Golearn's base package includes a utility function (ParseCSVToInstances) which is used for loading CSV files.

Code excerpt: reading a CSV file.


package main

import (
	"fmt"
	"github.com/sjwhitworth/golearn/base"
)

func main() {

	// Read the CSV file
	XORData, err := base.ParseCSVToInstances("xor.csv", false)
	// Error check
	if err != nil {
		panic(fmt.Sprintf("Couldn't load CSV file (error %s)", err))
	}
	// Print human-readable version
	fmt.Println(XORData)

}

Things to be aware of

Fixed number of lines: Golearn reads the number of lines in the file before parsing in order to allocate memory.

The first line can be optionally used for Attribute names. If the second argument of ParseCSVToInstances is true, Golearn reads the first line and uses it to name the Attributes.

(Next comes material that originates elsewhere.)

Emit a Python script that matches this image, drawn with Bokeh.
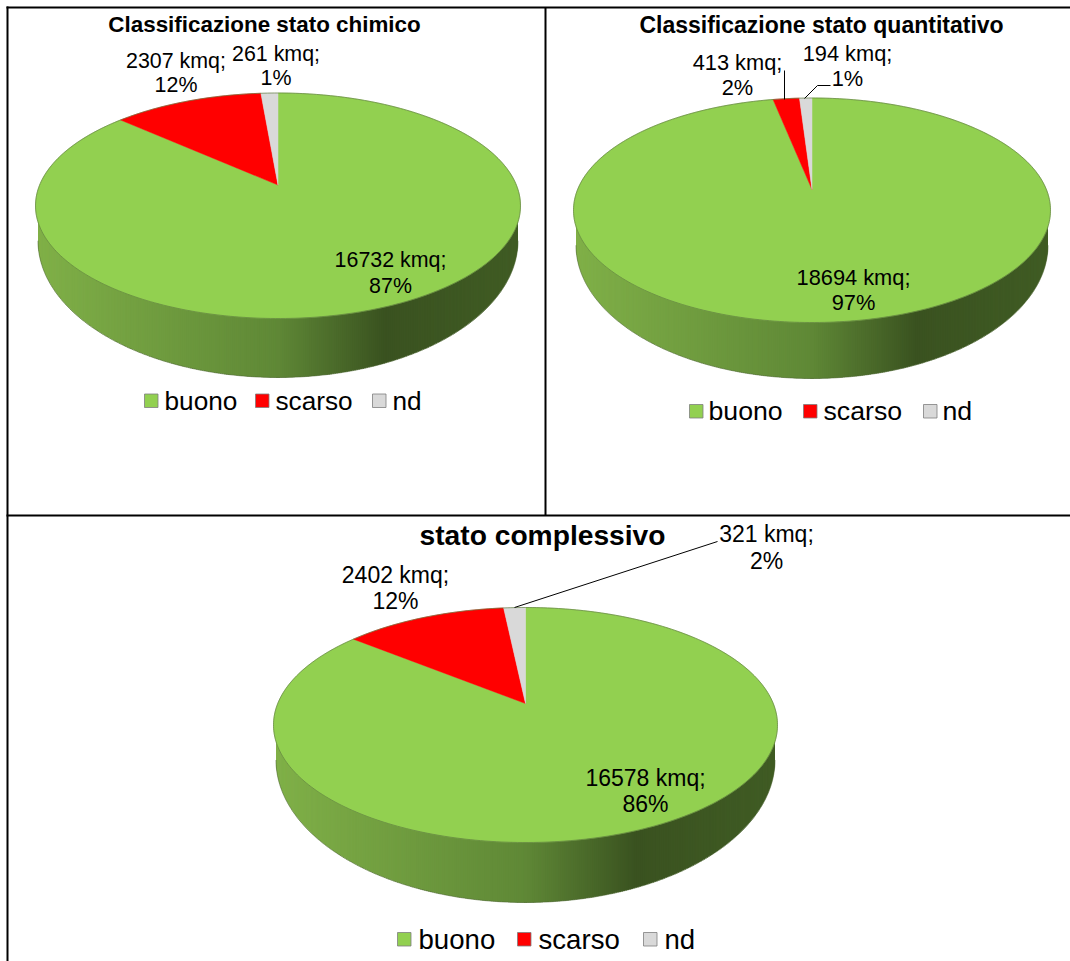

The first line read determines the Attribute count. If the number of fields increases at any point the CSV file, the extra fields are ignored. If the number of fields decreases, this may cause a runtime error.

Missing values are not supported.

Attribute types are inferred from the first data line which is read. Golearn reads the first data line from the file and generates FloatAttributes for each field if the value resembles a number, and otherwise generates a CategoricalAttribute.